March 4, 2005
Dear Attorney General Lockyer:
Pursuant to Elections Code Section 9005, we have reviewed the constitutional initiative relating to property taxation in the state (File No. SA2005RF0059).
Real and personal property is subject to a local property tax administered in large part by the counties. The California Constitution limits the property tax rate on real and personal property to 1 percent of assessed value (plus a rate necessary to pay debt service on voter-approved debt).
Assessed value for personal property (such as business equipment) and state assessed real property is determined annually, and is based on the current market value of the property irrespective of its acquisition date.
Assessed value of real property is determined by the acquisition cost of the property, plus an adjustment of up to a 2 percent increase each year to account for inflation. Except for this inflation adjustment, the assessed value of real property changes only when the property changes ownership.
As a result of the acquisition-based system for real property, properties that change hands less frequently will generally have lower assessed value and have lower taxes than properties that change ownership more frequently.

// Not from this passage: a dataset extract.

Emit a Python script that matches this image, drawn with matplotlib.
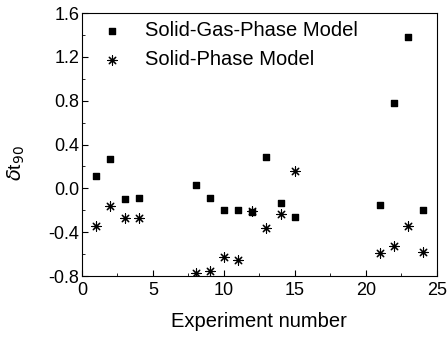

Local property tax revenues are distributed to school districts, community colleges, cities, counties, and special districts based on statutory provisions. Local property tax revenues allocated to school districts and community colleges count toward the Proposition 98 minimum funding guarantee. Increases in local property tax revenues reduce the General Fund obligations to meet the Proposition 98 minimum guarantee.
The measure changes the assessment of most nonresidential real property. For this property the annual assessment would be based on the fair market value of the property rather than on the acquisition price of the property. Thus, each year, beginning with 2006‑07, affected nonresidential property would be reassessed by the county assessor according to the market value. In addition, the measure exempts from property taxation the first $500,000 of value of personal property owned.
The measure provides that revenues raised from the increased property tax would be spent according to the following schedule:
50 percent of the revenues would go to school districts in the county of collection, with at least 10 percent of the amount so allocated spent on instructional materials. These would be counted as Proposition 98 funds and would be a supplement to the existing minimum funding guarantee.
20 percent would go to senior citizens’ property tax relief programs.
15 percent would go to transportation projects in the county of collection.
15 percent would go to enhance local public safety in the county of collection.
The measure would affect state and local revenues in various ways:
Net Increase in Local Property Tax Revenues. Reassessing at fair market value most nonresidential real property would generate additional property tax revenues of around $3.5 billion annually beginning in 2006‑07. These revenue increases would be partially offset by the tax exemption granted to owners of personal property. The personal property exemption would reduce annual property tax revenues by approximately $700 million, resulting in net annual revenues of about $2.8 billion.
Decreased Income Tax Revenues. Businesses filing under the corporation tax (CT) and the personal income tax (PIT) may deduct local property taxes as a business expense in computing taxable income. To the extent local property taxes increase, income tax revenues would decline due to the decrease in taxable income. The reduction in CT and PIT revenues resulting from these increased business deductions would be approximately $150 million annually. (This revenue reduction would likely reduce the Proposition 98 minimum guarantee by roughly half that amount.)
Indirect Effects on Revenues. The owners of real property used for business-related activities would face increased costs due to the higher property taxes imposed by the measure, which could potentially reduce after-tax incomes. Any declines in after-tax incomes could result in state and local revenue reductions to the extent they reduce business activity, due to such factors as lower investment or reduced operations. These reductions would be partially offset by the effects of the increased exemption for personal property, which could increase certain types of capital investment or other spending. The net effect of these factors on revenues is unknown.
The measure would provide around $2.8 billion annually in net additional local property tax revenues. These revenues would be distributed as follows:
K-12 Education—$1.4 billion annually, of which $140 million would be targeted for instructional materials.
Senior Citizens’ Property Tax Relief—$560 million annually.
Transportation Projects—Over $400 million annually.
Local Public Safety—Over $400 million annually.
The state would incur additional costs associated with providing technical assistance to local governments and allocating funds to school districts. In addition, county governments would experience additional administrative costs associated with property assessment activities. We estimate that total state and local administrative costs could be in the tens of millions of dollars annually in the near term, with lesser costs thereafter.
This measure would have the following major fiscal effects on state and local governments:
Increase in net local property tax revenues of approximately $2.8 billion annually, half of which would be spent on education purposes and the other half on senior citizens’ property tax relief, transportation projects, and local public safety.
Reduced state income tax revenues of approximately $150 million annually as a result of increased property tax deductions.